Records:
------------------------------

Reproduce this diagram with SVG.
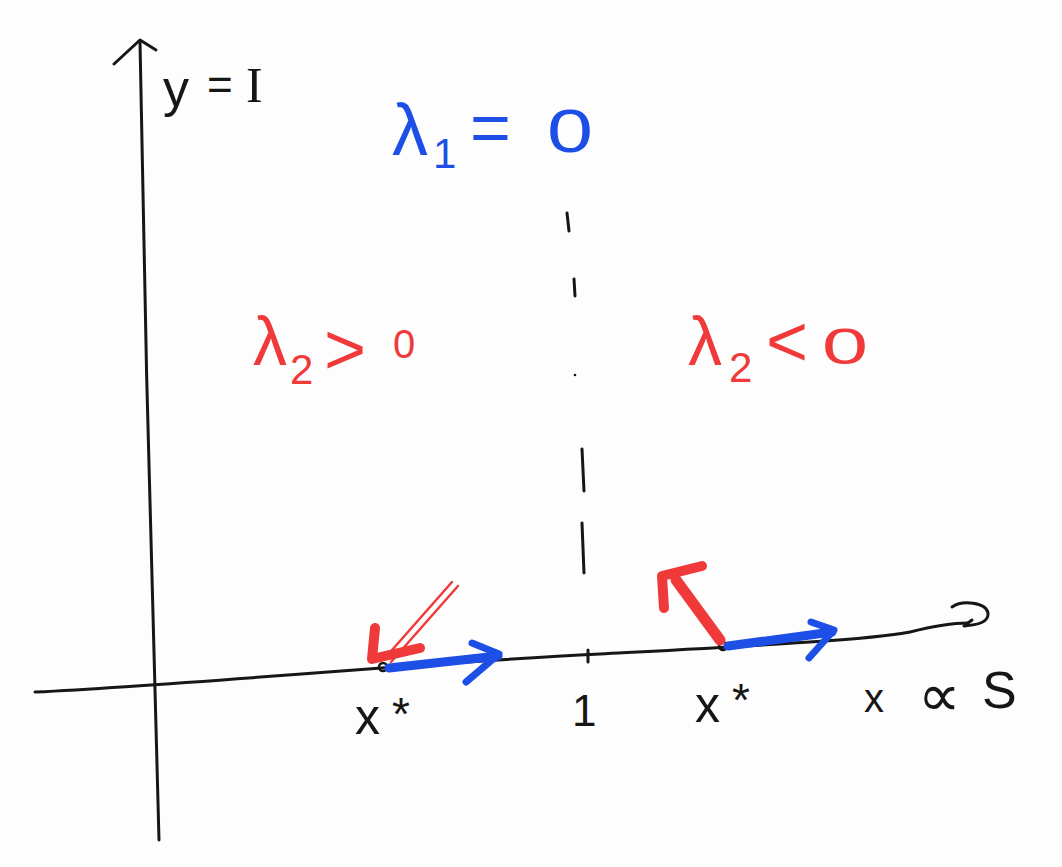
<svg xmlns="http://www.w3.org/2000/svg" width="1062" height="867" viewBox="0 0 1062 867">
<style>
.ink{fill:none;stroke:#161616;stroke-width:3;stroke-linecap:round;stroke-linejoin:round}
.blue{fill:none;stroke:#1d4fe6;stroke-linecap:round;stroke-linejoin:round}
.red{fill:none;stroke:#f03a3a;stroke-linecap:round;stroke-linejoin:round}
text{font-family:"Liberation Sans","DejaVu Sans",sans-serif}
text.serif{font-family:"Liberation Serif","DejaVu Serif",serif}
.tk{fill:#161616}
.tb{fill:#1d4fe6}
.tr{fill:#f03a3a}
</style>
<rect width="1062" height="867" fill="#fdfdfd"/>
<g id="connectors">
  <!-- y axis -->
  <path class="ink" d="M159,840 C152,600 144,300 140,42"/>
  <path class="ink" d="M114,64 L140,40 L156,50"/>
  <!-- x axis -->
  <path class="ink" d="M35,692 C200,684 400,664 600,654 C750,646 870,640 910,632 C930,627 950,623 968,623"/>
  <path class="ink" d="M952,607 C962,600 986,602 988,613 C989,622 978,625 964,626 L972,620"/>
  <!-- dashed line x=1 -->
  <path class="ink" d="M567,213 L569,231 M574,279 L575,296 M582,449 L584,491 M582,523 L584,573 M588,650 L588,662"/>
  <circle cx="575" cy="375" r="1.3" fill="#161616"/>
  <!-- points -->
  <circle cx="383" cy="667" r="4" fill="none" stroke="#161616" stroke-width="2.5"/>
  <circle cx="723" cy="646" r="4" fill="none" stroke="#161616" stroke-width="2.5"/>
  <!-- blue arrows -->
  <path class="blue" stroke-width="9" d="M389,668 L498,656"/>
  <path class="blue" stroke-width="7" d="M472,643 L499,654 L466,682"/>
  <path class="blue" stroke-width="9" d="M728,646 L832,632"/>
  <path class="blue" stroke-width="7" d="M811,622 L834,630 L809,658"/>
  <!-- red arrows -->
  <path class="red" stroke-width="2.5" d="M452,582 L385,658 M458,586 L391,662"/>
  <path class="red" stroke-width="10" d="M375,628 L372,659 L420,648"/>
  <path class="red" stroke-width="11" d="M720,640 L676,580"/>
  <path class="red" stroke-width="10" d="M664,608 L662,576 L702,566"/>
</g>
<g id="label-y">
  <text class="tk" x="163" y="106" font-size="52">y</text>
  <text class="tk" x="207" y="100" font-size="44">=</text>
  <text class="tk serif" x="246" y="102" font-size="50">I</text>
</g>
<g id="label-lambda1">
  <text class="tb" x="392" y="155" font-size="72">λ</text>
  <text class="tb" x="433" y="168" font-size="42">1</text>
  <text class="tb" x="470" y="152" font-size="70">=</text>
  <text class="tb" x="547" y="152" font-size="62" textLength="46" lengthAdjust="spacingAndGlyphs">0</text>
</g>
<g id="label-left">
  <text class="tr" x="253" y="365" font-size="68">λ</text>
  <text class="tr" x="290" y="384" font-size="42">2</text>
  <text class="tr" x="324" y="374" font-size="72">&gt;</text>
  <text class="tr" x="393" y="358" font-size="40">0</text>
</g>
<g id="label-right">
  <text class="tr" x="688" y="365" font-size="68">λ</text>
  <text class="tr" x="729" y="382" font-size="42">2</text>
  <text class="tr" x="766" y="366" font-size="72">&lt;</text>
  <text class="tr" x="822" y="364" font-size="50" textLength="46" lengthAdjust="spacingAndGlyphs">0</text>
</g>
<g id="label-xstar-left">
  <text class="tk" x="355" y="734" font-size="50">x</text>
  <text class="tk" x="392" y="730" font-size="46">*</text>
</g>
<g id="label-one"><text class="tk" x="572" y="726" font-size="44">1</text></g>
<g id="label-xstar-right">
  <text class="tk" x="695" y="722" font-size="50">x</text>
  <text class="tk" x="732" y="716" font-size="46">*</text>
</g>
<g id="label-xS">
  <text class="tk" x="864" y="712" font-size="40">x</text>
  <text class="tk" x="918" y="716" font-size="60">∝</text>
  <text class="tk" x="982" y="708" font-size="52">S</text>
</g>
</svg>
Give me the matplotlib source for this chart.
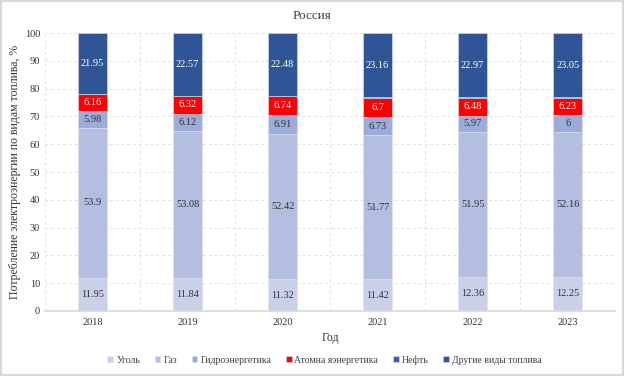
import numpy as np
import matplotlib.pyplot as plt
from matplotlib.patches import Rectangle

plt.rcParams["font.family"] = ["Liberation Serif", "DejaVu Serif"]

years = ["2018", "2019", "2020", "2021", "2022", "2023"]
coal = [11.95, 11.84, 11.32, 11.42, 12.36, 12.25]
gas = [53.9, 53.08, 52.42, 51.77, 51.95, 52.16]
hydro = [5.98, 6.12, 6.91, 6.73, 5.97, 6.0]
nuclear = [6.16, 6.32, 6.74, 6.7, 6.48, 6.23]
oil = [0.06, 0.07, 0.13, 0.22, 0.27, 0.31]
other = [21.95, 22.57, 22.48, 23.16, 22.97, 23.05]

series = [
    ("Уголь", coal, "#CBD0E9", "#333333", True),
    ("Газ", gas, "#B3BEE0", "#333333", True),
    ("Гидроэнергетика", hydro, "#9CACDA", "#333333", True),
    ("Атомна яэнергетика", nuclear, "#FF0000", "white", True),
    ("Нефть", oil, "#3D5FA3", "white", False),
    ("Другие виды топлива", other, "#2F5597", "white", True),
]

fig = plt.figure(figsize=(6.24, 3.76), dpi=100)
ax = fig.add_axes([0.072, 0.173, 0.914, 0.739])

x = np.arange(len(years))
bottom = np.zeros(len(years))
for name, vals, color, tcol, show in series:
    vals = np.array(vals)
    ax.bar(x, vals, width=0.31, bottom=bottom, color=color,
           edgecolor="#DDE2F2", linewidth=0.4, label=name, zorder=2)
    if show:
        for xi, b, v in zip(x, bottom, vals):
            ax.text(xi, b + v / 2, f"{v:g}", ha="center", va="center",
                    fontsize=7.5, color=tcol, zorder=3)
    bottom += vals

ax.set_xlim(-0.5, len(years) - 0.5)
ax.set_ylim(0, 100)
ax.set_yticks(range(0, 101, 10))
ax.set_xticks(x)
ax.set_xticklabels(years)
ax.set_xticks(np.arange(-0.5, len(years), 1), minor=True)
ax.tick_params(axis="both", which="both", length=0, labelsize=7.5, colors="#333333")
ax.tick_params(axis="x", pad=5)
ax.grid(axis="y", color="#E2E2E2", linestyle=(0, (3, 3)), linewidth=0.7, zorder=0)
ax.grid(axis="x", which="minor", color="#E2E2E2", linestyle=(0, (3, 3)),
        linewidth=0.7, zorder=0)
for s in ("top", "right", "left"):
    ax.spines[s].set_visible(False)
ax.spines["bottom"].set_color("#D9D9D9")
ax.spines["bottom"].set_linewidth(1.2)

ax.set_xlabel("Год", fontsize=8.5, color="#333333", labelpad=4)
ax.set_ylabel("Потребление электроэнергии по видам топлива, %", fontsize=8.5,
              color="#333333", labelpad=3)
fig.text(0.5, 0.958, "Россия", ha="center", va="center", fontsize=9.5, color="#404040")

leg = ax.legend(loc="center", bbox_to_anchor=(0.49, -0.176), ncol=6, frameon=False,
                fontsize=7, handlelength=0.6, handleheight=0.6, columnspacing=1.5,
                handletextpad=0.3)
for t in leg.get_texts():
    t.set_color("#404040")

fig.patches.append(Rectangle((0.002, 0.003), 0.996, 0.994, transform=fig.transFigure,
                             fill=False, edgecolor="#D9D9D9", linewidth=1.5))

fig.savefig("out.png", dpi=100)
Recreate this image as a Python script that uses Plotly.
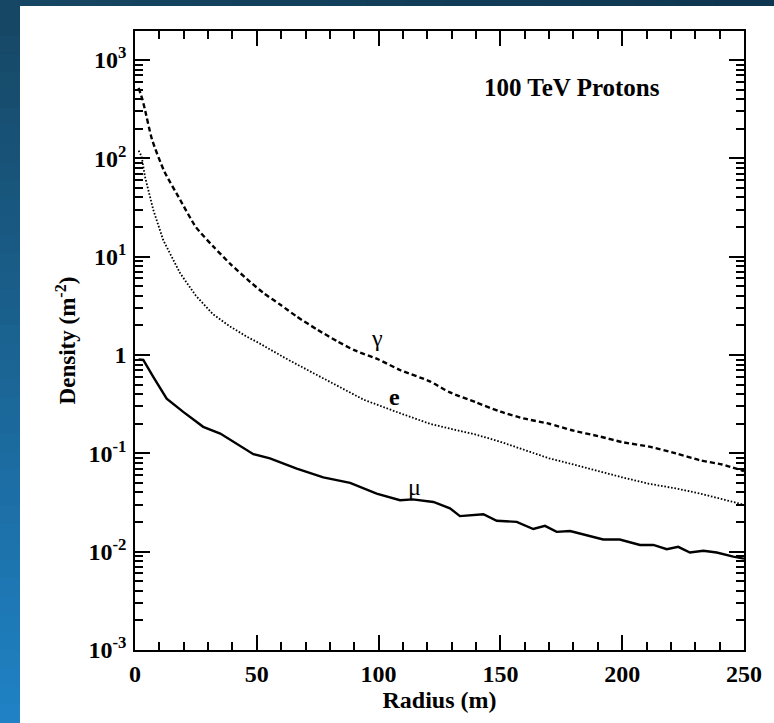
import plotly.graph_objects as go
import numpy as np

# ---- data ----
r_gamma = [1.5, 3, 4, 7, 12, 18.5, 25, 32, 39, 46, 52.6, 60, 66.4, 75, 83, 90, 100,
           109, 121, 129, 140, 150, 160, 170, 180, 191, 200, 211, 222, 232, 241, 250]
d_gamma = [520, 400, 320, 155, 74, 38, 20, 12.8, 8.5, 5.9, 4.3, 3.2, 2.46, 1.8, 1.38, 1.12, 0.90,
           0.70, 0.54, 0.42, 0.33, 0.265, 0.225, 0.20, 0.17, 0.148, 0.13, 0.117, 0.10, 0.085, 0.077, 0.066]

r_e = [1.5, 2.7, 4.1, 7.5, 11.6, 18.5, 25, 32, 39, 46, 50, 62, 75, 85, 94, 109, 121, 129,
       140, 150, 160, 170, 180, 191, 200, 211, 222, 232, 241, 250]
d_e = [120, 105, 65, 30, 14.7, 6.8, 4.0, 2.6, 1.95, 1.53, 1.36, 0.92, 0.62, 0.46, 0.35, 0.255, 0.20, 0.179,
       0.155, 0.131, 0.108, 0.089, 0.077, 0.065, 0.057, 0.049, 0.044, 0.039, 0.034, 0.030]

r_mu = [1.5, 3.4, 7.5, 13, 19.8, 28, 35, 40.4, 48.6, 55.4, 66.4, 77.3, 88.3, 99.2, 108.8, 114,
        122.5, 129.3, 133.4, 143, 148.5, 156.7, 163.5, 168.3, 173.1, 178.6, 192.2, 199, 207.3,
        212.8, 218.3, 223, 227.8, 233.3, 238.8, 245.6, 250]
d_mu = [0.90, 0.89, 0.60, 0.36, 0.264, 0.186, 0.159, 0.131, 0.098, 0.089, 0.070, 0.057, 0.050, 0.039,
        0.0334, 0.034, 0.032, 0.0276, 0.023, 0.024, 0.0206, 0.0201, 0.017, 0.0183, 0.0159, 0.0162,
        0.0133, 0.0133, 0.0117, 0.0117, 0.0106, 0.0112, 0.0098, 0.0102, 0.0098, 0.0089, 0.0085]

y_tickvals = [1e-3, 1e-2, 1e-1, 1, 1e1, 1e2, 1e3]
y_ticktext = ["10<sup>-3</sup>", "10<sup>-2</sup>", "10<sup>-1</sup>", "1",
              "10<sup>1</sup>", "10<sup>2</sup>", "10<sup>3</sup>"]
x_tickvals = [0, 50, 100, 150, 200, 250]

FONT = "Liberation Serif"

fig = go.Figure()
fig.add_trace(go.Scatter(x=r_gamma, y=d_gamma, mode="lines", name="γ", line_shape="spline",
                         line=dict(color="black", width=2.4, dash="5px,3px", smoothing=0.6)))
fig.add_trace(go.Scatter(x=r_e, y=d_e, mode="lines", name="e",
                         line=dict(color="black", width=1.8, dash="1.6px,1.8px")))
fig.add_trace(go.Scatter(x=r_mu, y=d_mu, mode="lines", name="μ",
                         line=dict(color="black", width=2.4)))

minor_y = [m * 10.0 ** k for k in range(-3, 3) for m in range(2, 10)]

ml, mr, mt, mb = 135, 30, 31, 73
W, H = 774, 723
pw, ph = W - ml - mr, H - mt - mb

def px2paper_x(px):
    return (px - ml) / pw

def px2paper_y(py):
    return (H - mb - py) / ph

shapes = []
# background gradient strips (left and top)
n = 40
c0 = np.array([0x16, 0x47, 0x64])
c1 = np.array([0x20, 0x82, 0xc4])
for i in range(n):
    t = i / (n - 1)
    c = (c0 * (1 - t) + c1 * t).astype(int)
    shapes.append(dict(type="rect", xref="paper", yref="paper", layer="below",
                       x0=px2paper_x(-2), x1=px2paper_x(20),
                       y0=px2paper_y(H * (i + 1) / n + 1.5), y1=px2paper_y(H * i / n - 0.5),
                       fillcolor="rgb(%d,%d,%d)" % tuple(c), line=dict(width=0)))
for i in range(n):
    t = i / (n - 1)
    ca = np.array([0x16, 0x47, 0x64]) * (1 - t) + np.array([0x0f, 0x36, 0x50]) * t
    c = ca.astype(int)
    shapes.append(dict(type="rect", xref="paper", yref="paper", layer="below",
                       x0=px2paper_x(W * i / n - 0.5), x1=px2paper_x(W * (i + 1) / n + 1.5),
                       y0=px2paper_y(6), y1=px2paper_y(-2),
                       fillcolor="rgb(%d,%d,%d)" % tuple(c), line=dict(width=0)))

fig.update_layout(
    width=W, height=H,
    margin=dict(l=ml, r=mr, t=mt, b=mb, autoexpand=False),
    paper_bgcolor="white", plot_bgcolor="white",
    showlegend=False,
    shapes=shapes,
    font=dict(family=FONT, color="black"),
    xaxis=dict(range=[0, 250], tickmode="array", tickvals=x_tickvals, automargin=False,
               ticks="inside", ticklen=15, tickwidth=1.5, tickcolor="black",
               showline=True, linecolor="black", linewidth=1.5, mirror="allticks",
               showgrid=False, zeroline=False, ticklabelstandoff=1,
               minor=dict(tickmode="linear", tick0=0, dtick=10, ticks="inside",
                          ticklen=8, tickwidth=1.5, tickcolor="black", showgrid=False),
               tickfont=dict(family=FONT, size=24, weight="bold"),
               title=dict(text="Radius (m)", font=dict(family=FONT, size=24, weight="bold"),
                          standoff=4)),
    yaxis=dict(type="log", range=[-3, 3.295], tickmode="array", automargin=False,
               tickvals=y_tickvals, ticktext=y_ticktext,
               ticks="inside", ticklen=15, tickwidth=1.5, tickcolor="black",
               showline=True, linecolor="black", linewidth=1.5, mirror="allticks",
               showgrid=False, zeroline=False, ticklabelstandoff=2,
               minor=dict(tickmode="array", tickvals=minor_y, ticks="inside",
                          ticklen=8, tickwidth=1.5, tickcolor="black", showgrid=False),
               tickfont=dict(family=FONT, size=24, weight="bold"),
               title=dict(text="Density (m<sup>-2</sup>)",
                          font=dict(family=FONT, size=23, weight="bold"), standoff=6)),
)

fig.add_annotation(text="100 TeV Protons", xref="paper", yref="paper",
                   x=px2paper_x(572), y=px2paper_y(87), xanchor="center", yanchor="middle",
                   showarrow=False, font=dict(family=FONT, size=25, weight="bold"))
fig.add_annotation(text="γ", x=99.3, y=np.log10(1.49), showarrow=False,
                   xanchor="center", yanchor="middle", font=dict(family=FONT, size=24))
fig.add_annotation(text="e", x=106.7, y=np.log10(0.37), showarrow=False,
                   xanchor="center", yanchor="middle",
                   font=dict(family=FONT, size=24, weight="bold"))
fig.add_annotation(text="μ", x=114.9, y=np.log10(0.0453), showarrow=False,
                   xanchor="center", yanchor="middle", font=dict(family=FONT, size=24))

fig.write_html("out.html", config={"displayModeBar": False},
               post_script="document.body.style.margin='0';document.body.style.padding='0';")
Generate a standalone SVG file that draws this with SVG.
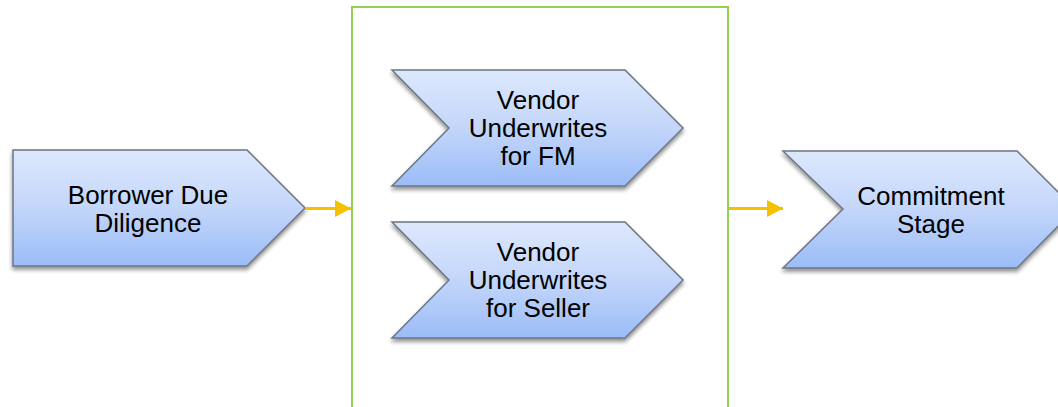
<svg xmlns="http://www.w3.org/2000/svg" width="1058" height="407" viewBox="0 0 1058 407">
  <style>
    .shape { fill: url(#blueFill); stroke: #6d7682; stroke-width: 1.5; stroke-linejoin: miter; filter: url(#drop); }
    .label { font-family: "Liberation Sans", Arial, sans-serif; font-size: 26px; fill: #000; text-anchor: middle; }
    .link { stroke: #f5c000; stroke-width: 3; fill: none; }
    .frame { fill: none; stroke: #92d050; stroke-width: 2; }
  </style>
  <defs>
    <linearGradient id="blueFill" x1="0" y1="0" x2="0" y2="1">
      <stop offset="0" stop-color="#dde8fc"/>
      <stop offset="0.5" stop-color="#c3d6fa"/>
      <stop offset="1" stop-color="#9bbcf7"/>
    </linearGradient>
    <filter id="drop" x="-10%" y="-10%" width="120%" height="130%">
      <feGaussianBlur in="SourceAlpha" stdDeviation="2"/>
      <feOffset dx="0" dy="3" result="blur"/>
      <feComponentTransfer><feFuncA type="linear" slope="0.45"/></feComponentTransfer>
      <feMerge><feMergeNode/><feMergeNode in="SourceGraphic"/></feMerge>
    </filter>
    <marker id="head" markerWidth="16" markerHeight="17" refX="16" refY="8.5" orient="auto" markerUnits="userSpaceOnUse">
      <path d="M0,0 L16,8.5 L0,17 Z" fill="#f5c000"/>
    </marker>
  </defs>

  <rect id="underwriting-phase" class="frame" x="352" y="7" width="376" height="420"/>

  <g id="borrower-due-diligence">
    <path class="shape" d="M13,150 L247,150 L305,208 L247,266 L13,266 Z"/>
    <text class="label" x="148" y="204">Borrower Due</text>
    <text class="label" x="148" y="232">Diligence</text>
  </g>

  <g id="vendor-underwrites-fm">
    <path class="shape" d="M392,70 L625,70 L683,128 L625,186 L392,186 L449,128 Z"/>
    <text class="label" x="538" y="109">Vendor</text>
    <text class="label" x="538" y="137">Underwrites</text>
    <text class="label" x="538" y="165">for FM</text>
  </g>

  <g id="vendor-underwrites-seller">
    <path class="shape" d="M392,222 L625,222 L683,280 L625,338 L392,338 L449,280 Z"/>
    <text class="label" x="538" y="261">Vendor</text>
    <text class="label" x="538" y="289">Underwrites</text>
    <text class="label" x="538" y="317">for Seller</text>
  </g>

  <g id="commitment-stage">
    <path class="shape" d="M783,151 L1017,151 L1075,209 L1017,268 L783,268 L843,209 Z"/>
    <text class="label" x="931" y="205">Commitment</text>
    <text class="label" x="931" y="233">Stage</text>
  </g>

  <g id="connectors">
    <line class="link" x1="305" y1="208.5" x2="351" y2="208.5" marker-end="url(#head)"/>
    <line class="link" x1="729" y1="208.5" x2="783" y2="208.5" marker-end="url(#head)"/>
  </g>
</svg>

------------------------------

→ Set problem:
Quote exactly what appears from the line containing "Give me the matplotlib source for this chart." through the line containing "other = [21.95, 22.57, 22.48, 23.16, 22.97, 23.05]", both included, except for the pictures, and nothing more.

→ Solution to the exercise:
Give me the matplotlib source for this chart.
import numpy as np
import matplotlib.pyplot as plt
from matplotlib.patches import Rectangle

plt.rcParams["font.family"] = ["Liberation Serif", "DejaVu Serif"]

years = ["2018", "2019", "2020", "2021", "2022", "2023"]
coal = [11.95, 11.84, 11.32, 11.42, 12.36, 12.25]
gas = [53.9, 53.08, 52.42, 51.77, 51.95, 52.16]
hydro = [5.98, 6.12, 6.91, 6.73, 5.97, 6.0]
nuclear = [6.16, 6.32, 6.74, 6.7, 6.48, 6.23]
oil = [0.06, 0.07, 0.13, 0.22, 0.27, 0.31]
other = [21.95, 22.57, 22.48, 23.16, 22.97, 23.05]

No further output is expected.